There has always been a massive disconnect between learning math and practical applications, unless you’re the guy from the textbook who buys watermelons 32 at a time. Surprisingly enough, many of the skills learned in math class have far more real world applications than simple addition and subtraction. Here are a few math lessons that come into play in real world situations.
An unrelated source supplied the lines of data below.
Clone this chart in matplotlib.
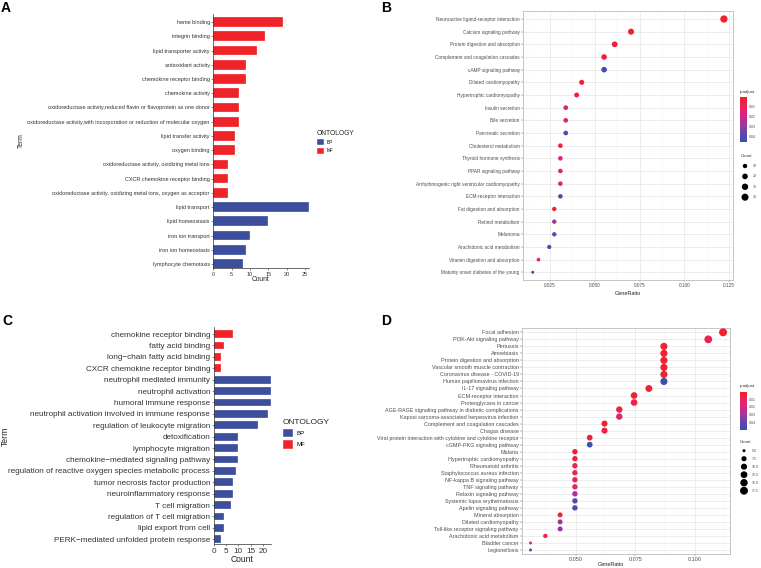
import numpy as np
import matplotlib
matplotlib.use('Agg')
import matplotlib.pyplot as plt
from matplotlib.colors import LinearSegmentedColormap, Normalize
from matplotlib.patches import Patch
import matplotlib.cm as cm

plt.rcParams['font.family'] = ['Liberation Sans', 'DejaVu Sans']

# --- Painel A: GO (BP/MF) ---
a_terms = ['heme binding', 'integrin binding', 'lipid transporter activity', 'antioxidant activity',
           'chemokine receptor binding', 'chemokine activity',
           'oxidoreductase activity,reduced flavin or flavoprotein as one donor',
           'oxidoreductase activity,with incorporation or reduction of molecular oxygen',
           'lipid transfer activity', 'oxygen binding', 'oxidoreductase activity, oxidizing metal ions',
           'CXCR chemokine receptor binding',
           'oxidoreductase activity, oxidizing metal ions, oxygen as acceptor',
           'lipid transport', 'lipid homeostasis', 'iron ion transport', 'iron ion homeostasis',
           'lymphocyte chemotaxis']
a_counts = [19, 14, 12, 9, 9, 7, 7, 7, 6, 6, 4, 4, 4, 26, 15, 10, 9, 8]
a_onto = ['MF'] * 13 + ['BP'] * 5

# --- Painel B: KEGG ---
b_terms = ['Neuroactive ligand-receptor interaction', 'Calcium signaling pathway',
           'Protein digestion and absorption', 'Complement and coagulation cascades',
           'cAMP signaling pathway', 'Dilated cardiomyopathy', 'Hypertrophic cardiomyopathy',
           'Insulin secretion', 'Bile secretion', 'Pancreatic secretion', 'Cholesterol metabolism',
           'Thyroid hormone synthesis', 'PPAR signaling pathway',
           'Arrhythmogenic right ventricular cardiomyopathy', 'ECM-receptor interaction',
           'Fat digestion and absorption', 'Retinol metabolism', 'Melanoma',
           'Arachidonic acid metabolism', 'Vitamin digestion and absorption',
           'Maturity onset diabetes of the young']
b_ratio = [0.1220, 0.0702, 0.0611, 0.0552, 0.0552, 0.0427, 0.0399, 0.0338, 0.0338, 0.0338,
           0.0308, 0.0308, 0.0308, 0.0308, 0.0308, 0.0274, 0.0274, 0.0274, 0.0246, 0.0186, 0.0154]
b_count = [44, 25, 22, 20, 20, 15, 14, 12, 12, 12, 11, 11, 11, 11, 11, 10, 10, 10, 9, 7, 6]
b_padj = [0.001, 0.002, 0.003, 0.004, 0.044, 0.004, 0.005, 0.017, 0.017, 0.040, 0.003,
          0.016, 0.016, 0.017, 0.038, 0.004, 0.028, 0.036, 0.040, 0.008, 0.045]

# --- Painel C: GO ---
c_terms = ['chemokine receptor binding', 'fatty acid binding', 'long\u2212chain fatty acid binding',
           'CXCR chemokine receptor binding', 'neutrophil mediated immunity', 'neutrophil activation',
           'humoral immune response', 'neutrophil activation involved in immune response',
           'regulation of leukocyte migration', 'detoxification', 'lymphocyte migration',
           'chemokine\u2212mediated signaling pathway',
           'regulation of reactive oxygen species metabolic process',
           'tumor necrosis factor production', 'neuroinflammatory response', 'T cell migration',
           'regulation of T cell migration', 'lipid export from cell',
           'PERK\u2212mediated unfolded protein response']
c_counts = [8, 4, 3, 3, 23, 23, 23, 22, 18, 10, 10, 10, 9, 8, 8, 7, 4, 4, 3]
c_onto = ['MF'] * 4 + ['BP'] * 15

# --- Painel D: KEGG ---
d_terms = ['Focal adhesion', 'PI3K-Akt signaling pathway', 'Pertussis', 'Amoebiasis',
           'Protein digestion and absorption', 'Vascular smooth muscle contraction',
           'Coronavirus disease - COVID-19', 'Human papillomavirus infection',
           'IL-17 signaling pathway', 'ECM-receptor interaction', 'Proteoglycans in cancer',
           'AGE-RAGE signaling pathway in diabetic complications',
           'Kaposi sarcoma-associated herpesvirus infection', 'Complement and coagulation cascades',
           'Chagas disease', 'Viral protein interaction with cytokine and cytokine receptor',
           'cGMP-PKG signaling pathway', 'Malaria', 'Hypertrophic cardiomyopathy',
           'Rheumatoid arthritis', 'Staphylococcus aureus infection', 'NF-kappa B signaling pathway',
           'TNF signaling pathway', 'Relaxin signaling pathway', 'Systemic lupus erythematosus',
           'Apelin signaling pathway', 'Mineral absorption', 'Dilated cardiomyopathy',
           'Toll-like receptor signaling pathway', 'Arachidonic acid metabolism', 'Bladder cancer',
           'Legionellosis']
d_ratio = [0.1118, 0.1056, 0.0870, 0.0870, 0.0870, 0.0870, 0.0870, 0.0870, 0.0807, 0.0745,
           0.0745, 0.0683, 0.0683, 0.0621, 0.0621, 0.0559, 0.0559, 0.0497, 0.0497, 0.0497,
           0.0497, 0.0497, 0.0497, 0.0497, 0.0497, 0.0497, 0.0435, 0.0435, 0.0435, 0.0373,
           0.0311, 0.0311]
d_count = [18, 17, 14, 14, 14, 14, 14, 14, 13, 12, 12, 11, 11, 10, 10, 9, 9, 8, 8, 8, 8, 8, 8,
           8, 8, 8, 7, 7, 7, 6, 5, 5]
d_padj = [0.001, 0.008, 0.002, 0.002, 0.002, 0.002, 0.003, 0.049, 0.003, 0.003, 0.008, 0.006,
          0.016, 0.003, 0.004, 0.004, 0.047, 0.004, 0.007, 0.008, 0.010, 0.012, 0.013, 0.030,
          0.040, 0.043, 0.004, 0.030, 0.032, 0.008, 0.014, 0.040]

ONTO_COLORS = {'BP': '#3D4F9C', 'MF': '#EE2428'}
PADJ_CMAP = LinearSegmentedColormap.from_list(
    'padj', [(0, '#F0202A'), (0.2, '#EC2455'), (0.42, '#D42688'), (0.62, '#9A389E'),
             (0.82, '#5A48A8'), (1, '#3A52A8')])

W, H = 761, 568
fig = plt.figure(figsize=(W / 100, H / 100), dpi=100)


def box(l, t, r, b):
    """Converte uma caixa em pixels (origem no topo) para coordenadas da figura."""
    return [l / W, 1 - b / H, (r - l) / W, (b - t) / H]


def px(x, y):
    return x / W, 1 - y / H


def bar_panel(rect, terms, counts, onto, xmax, xticks, fs, pad_bottom):
    ax = fig.add_axes(rect)
    n = len(terms)
    y = np.arange(n)
    ax.barh(y, counts, height=0.68, color=[ONTO_COLORS[o] for o in onto],
            edgecolor='white', linewidth=0.2)
    ax.set_ylim(n - 1 + pad_bottom, -0.6)
    ax.set_xlim(0, xmax)
    ax.set_yticks(y)
    ax.set_yticklabels(terms, fontsize=fs, color='#222222')
    ax.set_xticks(xticks)
    ax.tick_params(axis='x', labelsize=fs, colors='#333333', length=1.5, width=0.4, pad=1)
    ax.tick_params(axis='y', colors='#333333', length=1.5, width=0.4, pad=1)
    for s in ['top', 'right']:
        ax.spines[s].set_visible(False)
    for s in ['left', 'bottom']:
        ax.spines[s].set_color('#333333')
        ax.spines[s].set_linewidth(0.5)
    return ax


def dot_panel(rect, terms, ratio, count, padj, xlim, xticks, xticklabels, minor, fs, norm, dmin, dmax):
    ax = fig.add_axes(rect)
    n = len(terms)
    y = np.arange(n)
    cmin, cmax = min(count), max(count)

    def size(c):
        d = dmin + (dmax - dmin) * np.sqrt((np.asarray(c, float) - cmin) / (cmax - cmin))
        return (d * 0.72) ** 2

    ax.scatter(ratio, y, s=size(count), c=padj, cmap=PADJ_CMAP, norm=norm,
               edgecolors='none', zorder=3)
    ax.set_xlim(*xlim)
    ax.set_ylim(n - 1 + 0.6, -0.6)
    ax.set_yticks(y)
    ax.set_yticklabels(terms, fontsize=fs, color='#4D4D4D')
    ax.set_xticks(xticks)
    ax.set_xticklabels(xticklabels, fontsize=fs, color='#4D4D4D')
    ax.set_xticks(minor, minor=True)
    ax.tick_params(axis='both', which='major', length=1.2, width=0.3, colors='#4D4D4D', pad=1)
    ax.tick_params(axis='x', which='minor', length=0)
    ax.grid(True, which='major', color='#E6E6E6', linewidth=0.5, zorder=0)
    ax.grid(True, which='minor', axis='x', color='#F2F2F2', linewidth=0.3, zorder=0)
    ax.set_axisbelow(True)
    for s in ax.spines.values():
        s.set_color('#BBBBBB')
        s.set_linewidth(0.6)
    return ax, size


def onto_legend(x, y, fs_title, fs, key, gap):
    handles = [Patch(facecolor=ONTO_COLORS[k], edgecolor='white', linewidth=0.3, label=k)
               for k in ['BP', 'MF']]
    leg = fig.legend(handles=handles, title='ONTOLOGY', loc='upper left', bbox_to_anchor=px(x, y),
                     frameon=False, fontsize=fs, title_fontsize=fs_title, handlelength=key,
                     handleheight=key, labelspacing=gap, handletextpad=0.6, borderpad=0,
                     borderaxespad=0, alignment='left')
    leg.get_title().set_color('#222222')
    return leg


def padj_legend(rect, norm, title_y, fs):
    cax = fig.add_axes(rect)
    cb = fig.colorbar(cm.ScalarMappable(norm=norm, cmap=PADJ_CMAP), cax=cax)
    cb.outline.set_visible(False)
    cax.invert_yaxis()
    cb.set_ticks([0.01, 0.02, 0.03, 0.04])
    cb.set_ticklabels(['0.01', '0.02', '0.03', '0.04'])
    cax.tick_params(labelsize=fs, length=0, pad=1.5, colors='#4D4D4D')
    x0 = rect[0] * W
    fig.text(*px(x0, title_y), 'p.adjust', fontsize=fs + 0.6, ha='left', va='center', color='#333333')


def count_legend(size, values, labels, x_dot, x_txt, y0, dy, title_y, fs):
    fig.text(*px(x_dot - 4, title_y), 'Count', fontsize=fs + 0.6, ha='left', va='center', color='#333333')
    lax = fig.add_axes([0, 0, 1, 1], facecolor='none')
    lax.set_xlim(0, W)
    lax.set_ylim(H, 0)
    lax.axis('off')
    ys = y0 + dy * np.arange(len(values))
    lax.scatter([x_dot] * len(values), ys, s=size(values), color='black', edgecolors='none')
    for yy, lab in zip(ys, labels):
        lax.text(x_txt, yy, lab, fontsize=fs, ha='left', va='center', color='#4D4D4D')


# Painel A
axA = bar_panel(box(213.3, 13.5, 309, 268.3), a_terms, a_counts, a_onto, 26.1,
                [0, 5, 10, 15, 20, 25], 3.95, 0.3)
fig.text(*px(261, 279.5), 'Count', fontsize=4.8, ha='center', va='center', color='#222222')
fig.text(*px(21.7, 140.5), 'Term', fontsize=4.8, ha='center', va='center', rotation=90, color='#222222')
onto_legend(316.5, 130, 4.8, 3.4, 1.6, 0.5)

# Painel C
axC = bar_panel(box(213.7, 327.2, 270.8, 544.3), c_terms, c_counts, c_onto, 23.1,
                [0, 5, 10, 15, 20], 5.85, 0.44)
fig.text(*px(242, 559.5), 'Count', fontsize=6.2, ha='center', va='center', color='#222222')
fig.text(*px(5, 436.5), 'Term', fontsize=6.2, ha='center', va='center', rotation=90, color='#222222')
onto_legend(282.5, 418.5, 6.0, 4.4, 1.75, 0.5)

# Painel B
norm_b = Normalize(vmin=0.0006, vmax=0.046)
axB, size_b = dot_panel(box(522.7, 11.4, 732.7, 279.9), b_terms, b_ratio, b_count, b_padj,
                        (0.0098, 0.1269), [0.025, 0.05, 0.075, 0.1, 0.125],
                        ['0.025', '0.050', '0.075', '0.100', '0.125'],
                        [0.0125, 0.0375, 0.0625, 0.0875, 0.1125], 3.45, norm_b, 3.0, 7.3)
fig.text(*px(628, 293.5), 'GeneRatio', fontsize=4.0, ha='center', va='center', color='#222222')
padj_legend(box(740, 97, 747, 142), norm_b, 91.5, 2.6)
count_legend(size_b, [10, 20, 30, 40], ['10', '20', '30', '40'], 745, 752.5, 166, 10.4, 156, 2.6)

# Painel D
norm_d = Normalize(vmin=0.0, vmax=0.05)
axD, size_d = dot_panel(box(521.7, 328.1, 730, 554.2), d_terms, d_ratio, d_count, d_padj,
                        (0.0274, 0.1147), [0.05, 0.075, 0.1], ['0.050', '0.075', '0.100'],
                        [0.0375, 0.0625, 0.0875, 0.1125], 3.85, norm_d, 3.0, 8.0)
fig.text(*px(611, 565), 'GeneRatio', fontsize=4.0, ha='center', va='center', color='#222222')
padj_legend(box(740, 391.5, 747, 430), norm_d, 386, 2.6)
count_legend(size_d, [5.0, 7.5, 10.0, 12.5, 15.0, 17.5],
             ['5.0', '7.5', '10.0', '12.5', '15.0', '17.5'], 744, 751.5, 450.7, 8.0, 441.7, 2.6)

# Letras dos painéis
for lab, x, y in [('A', 1, 8), ('B', 381, 8), ('C', 2, 321), ('D', 381, 321)]:
    fig.text(*px(x, y), lab, fontsize=10, fontweight='bold', ha='left', va='center')

fig.savefig('out.png', dpi=100)
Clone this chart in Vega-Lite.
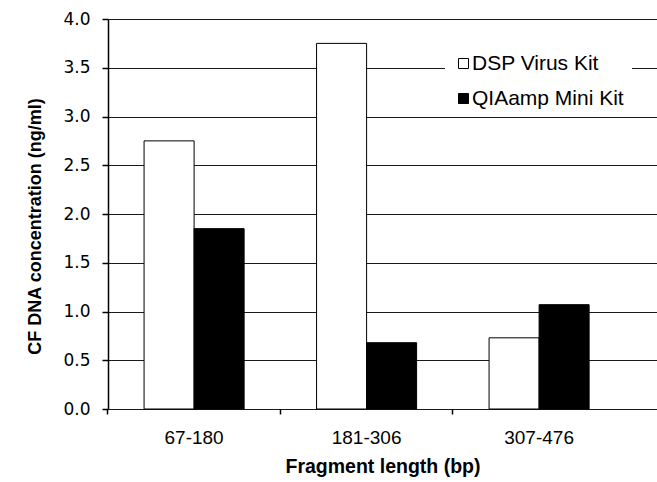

Baking is something almost every household does at some point, especially around holidays. Knowing your units of measure, conversions for recipes, and something as simple as doubling a recipe and how to measure properly in ounces, cups, teaspoons, pints and the like are essential. Baking is more of a science than an art (literally, it’s just very tasty chemistry), so getting everything just right is the key to having those perfect holiday cookies or birthday cake.
Sales and Promotions
The ‘is over of’ rule for percentages becomes a lot more exciting when it comes to the seasonal 75% off clearance sale at your local outlet stores. Knowing both proper budgeting combined with multiple percentage sales (especially if you also have coupons for percentage savings on top of the sales) can be a lot to juggle, especially in one’s head, but it’s a great way to practice and comes into play a lot more often you’d think.
Geometry and Dimensions
Geometry and measurements might seem like one of the most abstract kinds of math growing up, until you decide to do some home improvement work on your house and realize you need to find the area of the pipe you’re running into the bathroom wall so you know how big of a hole to make in the tile. Contractors, home improvement experts, and DIYers around the world eat, sleep, and breathe geometry, and rely on it with almost every project they do.
Angles and Physics
While not something everyone might use, the reliance on angles can be extremely important in some niche professions. Physical Therapists, for example, use angles to measure ranges of motion in patients to track recovery progress, and use a combination of angles, force diagrams, and biomechanics to measure strength and design therapeutic exercise to target specific muscles in the body.